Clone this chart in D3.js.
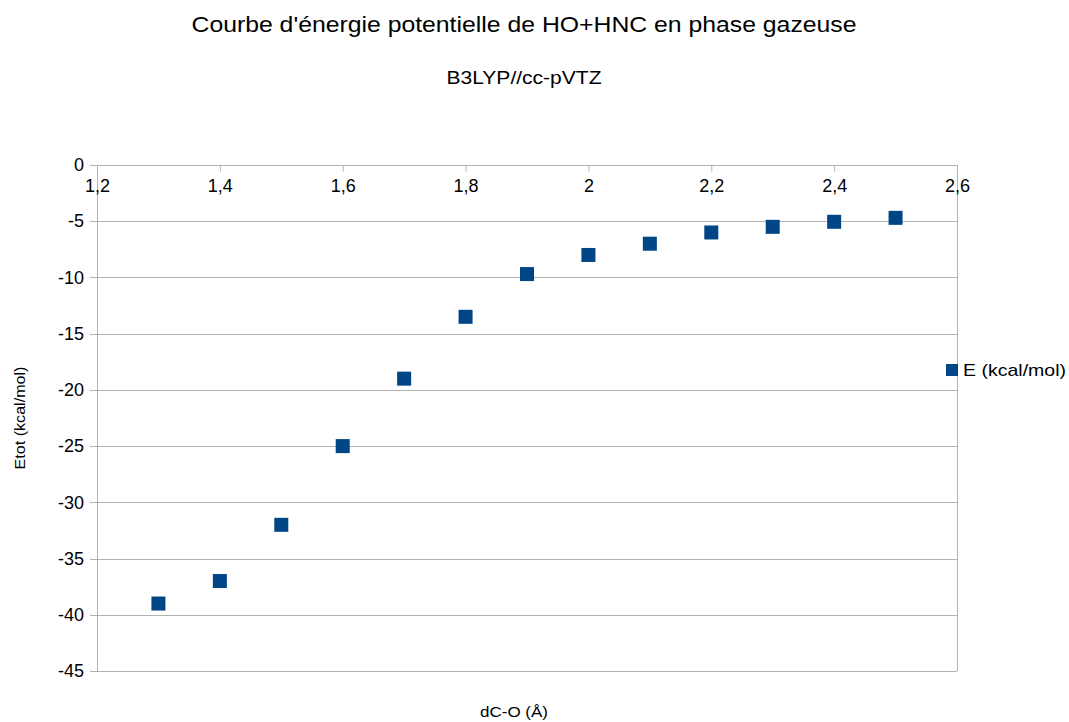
<!DOCTYPE html>
<html lang="fr">
<head>
<meta charset="UTF-8">
<title>Courbe d'énergie potentielle</title>
<style>
body { margin: 0; background: #fff; }
svg { font-family: "Liberation Sans", Arial, sans-serif; }
.grid line { stroke: #b3b3b3; stroke-width: 1; }
.axis .domain { display: none; }
.axis text { font-size: 18px; fill: #000; }
.axis line { stroke: #b3b3b3; }
</style>
</head>
<body>
<svg width="1069" height="722"></svg>
<script src="https://cdn.jsdelivr.net/npm/d3@7/dist/d3.min.js"></script>
<script>

var distances = [1.3, 1.4, 1.5, 1.6, 1.7, 1.8, 1.9, 2.0, 2.1, 2.2, 2.3, 2.4, 2.5];
var energies = [-39, -37, -32, -25, -19, -13.5, -9.7, -8, -7, -6, -5.5, -5.05, -4.7];
var xTicks = [1.2, 1.4, 1.6, 1.8, 2.0, 2.2, 2.4, 2.6];
var yTicks = [0, -5, -10, -15, -20, -25, -30, -35, -40, -45];

var svg = d3.select("svg"),
    margin = {top: 165, right: 112, bottom: 51, left: 97},
    width = +svg.attr("width") - margin.left - margin.right,
    height = +svg.attr("height") - margin.top - margin.bottom,
    g = svg.append("g").attr("transform", "translate(" + margin.left + "," + margin.top + ")");

var x = d3.scaleLinear().domain([1.2, 2.6]).range([0, width]);
var y = d3.scaleLinear().domain([-45, 0]).range([height, 0]);
var color = "#004586";
// comma decimals, plain hyphen for minus
var fmt = function(d) { return String(+d.toFixed(2)).replace(".", ","); };

// horizontal grid
g.append("g")
    .attr("class", "grid")
  .selectAll("line")
  .data(yTicks)
  .enter().append("line")
    .attr("x1", -7)
    .attr("x2", width)
    .attr("y1", function(d) { return Math.round(y(d)) + 0.5; })
    .attr("y2", function(d) { return Math.round(y(d)) + 0.5; });

// vertical borders
g.append("g")
    .attr("class", "grid")
  .selectAll("line")
  .data([1.2, 2.6])
  .enter().append("line")
    .attr("x1", function(d) { return Math.round(x(d)) + 0.5; })
    .attr("x2", function(d) { return Math.round(x(d)) + 0.5; })
    .attr("y1", 0)
    .attr("y2", height);

// y axis labels
g.append("g")
    .attr("class", "axis")
    .call(d3.axisLeft(y).tickValues(yTicks).tickSize(0).tickPadding(13).tickFormat(fmt));

// x axis along 0
g.append("g")
    .attr("class", "axis")
    .attr("transform", "translate(0," + (Math.round(y(0)) + 0.5) + ")")
    .call(d3.axisBottom(x).tickValues(xTicks).tickSize(6).tickPadding(8).tickFormat(fmt));

// points
g.append("g")
  .selectAll("rect")
  .data(distances)
  .enter().append("rect")
    .attr("x", function(d) { return x(d) - 7; })
    .attr("y", function(d, i) { return y(energies[i]) - 7; })
    .attr("width", 14)
    .attr("height", 14)
    .attr("fill", color);

// titles (text in the original is a bit wider than Liberation Sans)
svg.append("text")
    .attr("x", 524)
    .attr("y", 32)
    .attr("text-anchor", "middle")
    .attr("font-size", 22)
    .attr("textLength", 665)
    .attr("lengthAdjust", "spacingAndGlyphs")
    .text("Courbe d'énergie potentielle de HO+HNC en phase gazeuse");

svg.append("text")
    .attr("x", 524)
    .attr("y", 84)
    .attr("text-anchor", "middle")
    .attr("font-size", 18)
    .attr("textLength", 155)
    .attr("lengthAdjust", "spacingAndGlyphs")
    .text("B3LYP//cc-pVTZ");

svg.append("text")
    .attr("x", 514)
    .attr("y", 717)
    .attr("text-anchor", "middle")
    .attr("font-size", 15)
    .attr("textLength", 68)
    .attr("lengthAdjust", "spacingAndGlyphs")
    .text("dC-O (Å)");

svg.append("text")
    .attr("transform", "translate(25,418) rotate(-90)")
    .attr("text-anchor", "middle")
    .attr("font-size", 15)
    .attr("textLength", 103)
    .attr("lengthAdjust", "spacingAndGlyphs")
    .text("Etot (kcal/mol)");

// legend
var legend = svg.append("g").attr("transform", "translate(946,370)");
legend.append("rect")
    .attr("x", 0)
    .attr("y", -6)
    .attr("width", 12)
    .attr("height", 12)
    .attr("fill", color);
legend.append("text")
    .attr("x", 17)
    .attr("y", 6)
    .attr("font-size", 17)
    .attr("textLength", 103)
    .attr("lengthAdjust", "spacingAndGlyphs")
    .text("E (kcal/mol)");

</script>
</body>
</html>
##############################
■ **Requirement**: Would you set down the listing exactly, omitting pictures?

■ **Reply to the task**:
Clone this chart in D3.js.
<!DOCTYPE html>
<html lang="fr">
<head>
<meta charset="UTF-8">
<title>Courbe d'énergie potentielle</title>
<style>
body { margin: 0; background: #fff; }
svg { font-family: "Liberation Sans", Arial, sans-serif; }
.grid line { stroke: #b3b3b3; stroke-width: 1; }
.axis .domain { display: none; }
.axis text { font-size: 18px; fill: #000; }
.axis line { stroke: #b3b3b3; }
</style>
</head>
<body>
<svg width="1069" height="722"></svg>
<script src="https://cdn.jsdelivr.net/npm/d3@7/dist/d3.min.js"></script>
<script>

var distances = [1.3, 1.4, 1.5, 1.6, 1.7, 1.8, 1.9, 2.0, 2.1, 2.2, 2.3, 2.4, 2.5];
var energies = [-39, -37, -32, -25, -19, -13.5, -9.7, -8, -7, -6, -5.5, -5.05, -4.7];
var xTicks = [1.2, 1.4, 1.6, 1.8, 2.0, 2.2, 2.4, 2.6];
var yTicks = [0, -5, -10, -15, -20, -25, -30, -35, -40, -45];

var svg = d3.select("svg"),
    margin = {top: 165, right: 112, bottom: 51, left: 97},
    width = +svg.attr("width") - margin.left - margin.right,
    height = +svg.attr("height") - margin.top - margin.bottom,
    g = svg.append("g").attr("transform", "translate(" + margin.left + "," + margin.top + ")");

var x = d3.scaleLinear().domain([1.2, 2.6]).range([0, width]);
var y = d3.scaleLinear().domain([-45, 0]).range([height, 0]);
var color = "#004586";
// comma decimals, plain hyphen for minus
var fmt = function(d) { return String(+d.toFixed(2)).replace(".", ","); };

// horizontal grid
g.append("g")
    .attr("class", "grid")
  .selectAll("line")
  .data(yTicks)
  .enter().append("line")
    .attr("x1", -7)
    .attr("x2", width)
    .attr("y1", function(d) { return Math.round(y(d)) + 0.5; })
    .attr("y2", function(d) { return Math.round(y(d)) + 0.5; });

// vertical borders
g.append("g")
    .attr("class", "grid")
  .selectAll("line")
  .data([1.2, 2.6])
  .enter().append("line")
    .attr("x1", function(d) { return Math.round(x(d)) + 0.5; })
    .attr("x2", function(d) { return Math.round(x(d)) + 0.5; })
    .attr("y1", 0)
    .attr("y2", height);

// y axis labels
g.append("g")
    .attr("class", "axis")
    .call(d3.axisLeft(y).tickValues(yTicks).tickSize(0).tickPadding(13).tickFormat(fmt));

// x axis along 0
g.append("g")
    .attr("class", "axis")
    .attr("transform", "translate(0," + (Math.round(y(0)) + 0.5) + ")")
    .call(d3.axisBottom(x).tickValues(xTicks).tickSize(6).tickPadding(8).tickFormat(fmt));

// points
g.append("g")
  .selectAll("rect")
  .data(distances)
  .enter().append("rect")
    .attr("x", function(d) { return x(d) - 7; })
    .attr("y", function(d, i) { return y(energies[i]) - 7; })
    .attr("width", 14)
    .attr("height", 14)
    .attr("fill", color);

// titles (text in the original is a bit wider than Liberation Sans)
svg.append("text")
    .attr("x", 524)
    .attr("y", 32)
    .attr("text-anchor", "middle")
    .attr("font-size", 22)
    .attr("textLength", 665)
    .attr("lengthAdjust", "spacingAndGlyphs")
    .text("Courbe d'énergie potentielle de HO+HNC en phase gazeuse");

svg.append("text")
    .attr("x", 524)
    .attr("y", 84)
    .attr("text-anchor", "middle")
    .attr("font-size", 18)
    .attr("textLength", 155)
    .attr("lengthAdjust", "spacingAndGlyphs")
    .text("B3LYP//cc-pVTZ");

svg.append("text")
    .attr("x", 514)
    .attr("y", 717)
    .attr("text-anchor", "middle")
    .attr("font-size", 15)
    .attr("textLength", 68)
    .attr("lengthAdjust", "spacingAndGlyphs")
    .text("dC-O (Å)");

svg.append("text")
    .attr("transform", "translate(25,418) rotate(-90)")
    .attr("text-anchor", "middle")
    .attr("font-size", 15)
    .attr("textLength", 103)
    .attr("lengthAdjust", "spacingAndGlyphs")
    .text("Etot (kcal/mol)");

// legend
var legend = svg.append("g").attr("transform", "translate(946,370)");
legend.append("rect")
    .attr("x", 0)
    .attr("y", -6)
    .attr("width", 12)
    .attr("height", 12)
    .attr("fill", color);
legend.append("text")
    .attr("x", 17)
    .attr("y", 6)
    .attr("font-size", 17)
    .attr("textLength", 103)
    .attr("lengthAdjust", "spacingAndGlyphs")
    .text("E (kcal/mol)");

</script>
</body>
</html>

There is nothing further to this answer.